Instructions to follow: Exclude the pictures, then repeat the remaining data exactly.

Available data:
⟨

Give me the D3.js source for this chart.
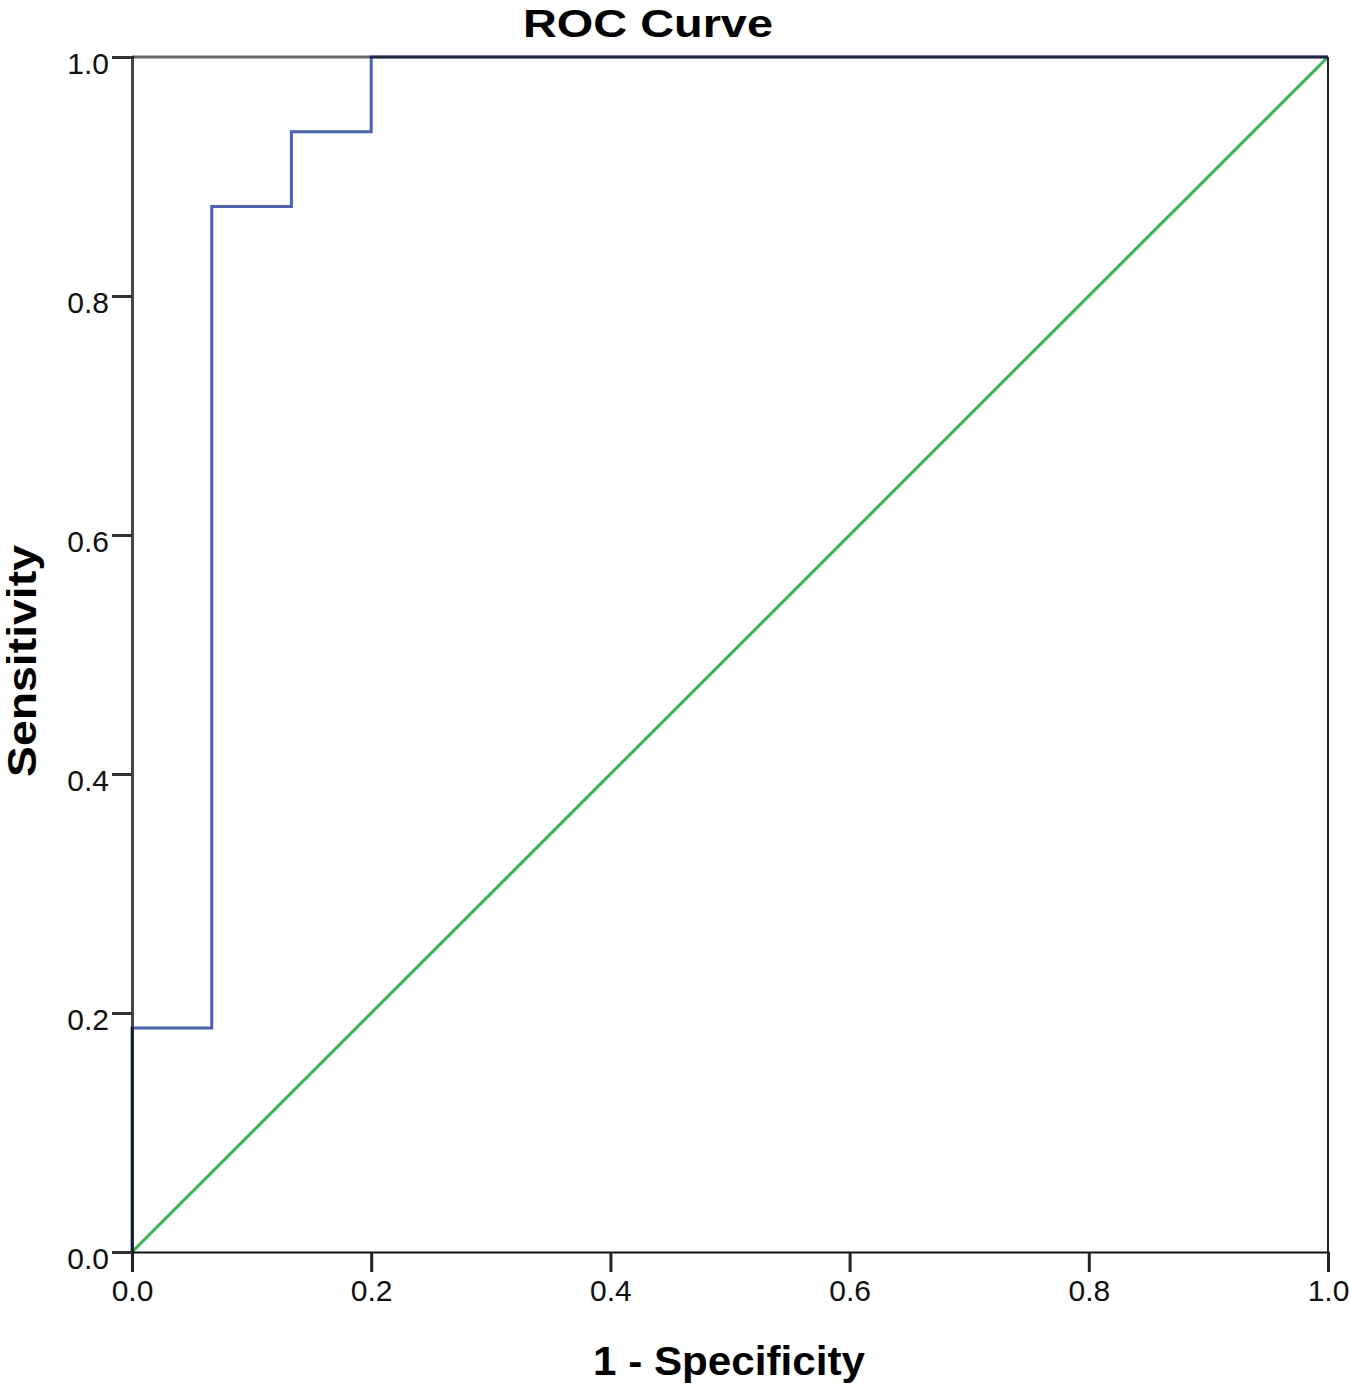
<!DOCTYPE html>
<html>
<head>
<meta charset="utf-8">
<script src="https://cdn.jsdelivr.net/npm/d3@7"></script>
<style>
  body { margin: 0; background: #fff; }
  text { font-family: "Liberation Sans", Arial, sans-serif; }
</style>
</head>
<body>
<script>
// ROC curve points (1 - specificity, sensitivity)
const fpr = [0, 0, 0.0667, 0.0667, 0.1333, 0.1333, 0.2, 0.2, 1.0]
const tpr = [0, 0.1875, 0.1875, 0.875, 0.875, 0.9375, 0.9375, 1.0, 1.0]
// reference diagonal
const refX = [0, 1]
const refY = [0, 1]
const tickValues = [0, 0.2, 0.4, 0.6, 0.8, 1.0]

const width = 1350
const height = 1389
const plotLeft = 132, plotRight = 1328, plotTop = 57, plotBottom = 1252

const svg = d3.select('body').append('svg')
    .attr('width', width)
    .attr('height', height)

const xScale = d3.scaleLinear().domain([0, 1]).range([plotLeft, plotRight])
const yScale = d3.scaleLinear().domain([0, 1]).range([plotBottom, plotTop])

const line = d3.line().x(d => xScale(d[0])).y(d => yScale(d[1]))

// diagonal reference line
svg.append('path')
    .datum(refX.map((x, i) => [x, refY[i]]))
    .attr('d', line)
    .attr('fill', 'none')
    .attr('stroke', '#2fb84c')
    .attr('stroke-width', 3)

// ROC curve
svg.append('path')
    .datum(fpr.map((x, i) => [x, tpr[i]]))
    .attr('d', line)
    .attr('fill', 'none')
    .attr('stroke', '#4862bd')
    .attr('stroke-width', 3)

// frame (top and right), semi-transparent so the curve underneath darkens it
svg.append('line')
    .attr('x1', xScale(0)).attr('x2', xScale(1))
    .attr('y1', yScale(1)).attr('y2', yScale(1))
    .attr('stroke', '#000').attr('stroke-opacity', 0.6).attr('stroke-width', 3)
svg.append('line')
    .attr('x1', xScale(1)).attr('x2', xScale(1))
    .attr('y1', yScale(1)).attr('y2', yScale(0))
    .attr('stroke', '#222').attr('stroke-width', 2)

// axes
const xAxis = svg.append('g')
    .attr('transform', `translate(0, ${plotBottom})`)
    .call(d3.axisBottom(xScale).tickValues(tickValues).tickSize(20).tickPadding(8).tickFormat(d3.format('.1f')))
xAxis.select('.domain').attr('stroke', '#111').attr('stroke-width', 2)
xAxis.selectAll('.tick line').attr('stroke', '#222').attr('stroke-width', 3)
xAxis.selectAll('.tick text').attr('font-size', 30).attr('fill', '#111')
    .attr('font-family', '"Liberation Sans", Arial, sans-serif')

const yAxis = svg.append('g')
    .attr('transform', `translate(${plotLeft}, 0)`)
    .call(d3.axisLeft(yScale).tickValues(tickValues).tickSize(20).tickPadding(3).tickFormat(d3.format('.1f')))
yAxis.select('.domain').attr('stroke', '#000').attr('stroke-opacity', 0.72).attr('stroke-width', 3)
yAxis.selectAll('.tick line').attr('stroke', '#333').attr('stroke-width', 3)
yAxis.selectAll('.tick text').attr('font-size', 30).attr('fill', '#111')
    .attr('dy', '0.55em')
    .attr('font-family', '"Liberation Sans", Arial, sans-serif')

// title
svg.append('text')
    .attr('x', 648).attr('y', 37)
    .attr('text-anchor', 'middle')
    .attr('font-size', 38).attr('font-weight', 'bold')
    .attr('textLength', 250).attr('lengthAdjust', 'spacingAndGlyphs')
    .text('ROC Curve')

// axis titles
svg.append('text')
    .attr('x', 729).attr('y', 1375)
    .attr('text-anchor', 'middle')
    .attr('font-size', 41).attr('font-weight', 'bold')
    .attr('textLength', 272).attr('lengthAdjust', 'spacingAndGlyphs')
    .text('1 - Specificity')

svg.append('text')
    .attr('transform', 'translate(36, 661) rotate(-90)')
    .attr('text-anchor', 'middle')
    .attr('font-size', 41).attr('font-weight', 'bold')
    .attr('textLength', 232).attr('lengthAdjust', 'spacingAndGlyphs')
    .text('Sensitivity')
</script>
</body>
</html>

⟩

Task response:
Give me the D3.js source for this chart.
<!DOCTYPE html>
<html>
<head>
<meta charset="utf-8">
<script src="https://cdn.jsdelivr.net/npm/d3@7"></script>
<style>
  body { margin: 0; background: #fff; }
  text { font-family: "Liberation Sans", Arial, sans-serif; }
</style>
</head>
<body>
<script>
// ROC curve points (1 - specificity, sensitivity)
const fpr = [0, 0, 0.0667, 0.0667, 0.1333, 0.1333, 0.2, 0.2, 1.0]
const tpr = [0, 0.1875, 0.1875, 0.875, 0.875, 0.9375, 0.9375, 1.0, 1.0]
// reference diagonal
const refX = [0, 1]
const refY = [0, 1]
const tickValues = [0, 0.2, 0.4, 0.6, 0.8, 1.0]

const width = 1350
const height = 1389
const plotLeft = 132, plotRight = 1328, plotTop = 57, plotBottom = 1252

const svg = d3.select('body').append('svg')
    .attr('width', width)
    .attr('height', height)

const xScale = d3.scaleLinear().domain([0, 1]).range([plotLeft, plotRight])
const yScale = d3.scaleLinear().domain([0, 1]).range([plotBottom, plotTop])

const line = d3.line().x(d => xScale(d[0])).y(d => yScale(d[1]))

// diagonal reference line
svg.append('path')
    .datum(refX.map((x, i) => [x, refY[i]]))
    .attr('d', line)
    .attr('fill', 'none')
    .attr('stroke', '#2fb84c')
    .attr('stroke-width', 3)

// ROC curve
svg.append('path')
    .datum(fpr.map((x, i) => [x, tpr[i]]))
    .attr('d', line)
    .attr('fill', 'none')
    .attr('stroke', '#4862bd')
    .attr('stroke-width', 3)

// frame (top and right), semi-transparent so the curve underneath darkens it
svg.append('line')
    .attr('x1', xScale(0)).attr('x2', xScale(1))
    .attr('y1', yScale(1)).attr('y2', yScale(1))
    .attr('stroke', '#000').attr('stroke-opacity', 0.6).attr('stroke-width', 3)
svg.append('line')
    .attr('x1', xScale(1)).attr('x2', xScale(1))
    .attr('y1', yScale(1)).attr('y2', yScale(0))
    .attr('stroke', '#222').attr('stroke-width', 2)

// axes
const xAxis = svg.append('g')
    .attr('transform', `translate(0, ${plotBottom})`)
    .call(d3.axisBottom(xScale).tickValues(tickValues).tickSize(20).tickPadding(8).tickFormat(d3.format('.1f')))
xAxis.select('.domain').attr('stroke', '#111').attr('stroke-width', 2)
xAxis.selectAll('.tick line').attr('stroke', '#222').attr('stroke-width', 3)
xAxis.selectAll('.tick text').attr('font-size', 30).attr('fill', '#111')
    .attr('font-family', '"Liberation Sans", Arial, sans-serif')

const yAxis = svg.append('g')
    .attr('transform', `translate(${plotLeft}, 0)`)
    .call(d3.axisLeft(yScale).tickValues(tickValues).tickSize(20).tickPadding(3).tickFormat(d3.format('.1f')))
yAxis.select('.domain').attr('stroke', '#000').attr('stroke-opacity', 0.72).attr('stroke-width', 3)
yAxis.selectAll('.tick line').attr('stroke', '#333').attr('stroke-width', 3)
yAxis.selectAll('.tick text').attr('font-size', 30).attr('fill', '#111')
    .attr('dy', '0.55em')
    .attr('font-family', '"Liberation Sans", Arial, sans-serif')

// title
svg.append('text')
    .attr('x', 648).attr('y', 37)
    .attr('text-anchor', 'middle')
    .attr('font-size', 38).attr('font-weight', 'bold')
    .attr('textLength', 250).attr('lengthAdjust', 'spacingAndGlyphs')
    .text('ROC Curve')

// axis titles
svg.append('text')
    .attr('x', 729).attr('y', 1375)
    .attr('text-anchor', 'middle')
    .attr('font-size', 41).attr('font-weight', 'bold')
    .attr('textLength', 272).attr('lengthAdjust', 'spacingAndGlyphs')
    .text('1 - Specificity')

svg.append('text')
    .attr('transform', 'translate(36, 661) rotate(-90)')
    .attr('text-anchor', 'middle')
    .attr('font-size', 41).attr('font-weight', 'bold')
    .attr('textLength', 232).attr('lengthAdjust', 'spacingAndGlyphs')
    .text('Sensitivity')
</script>
</body>
</html>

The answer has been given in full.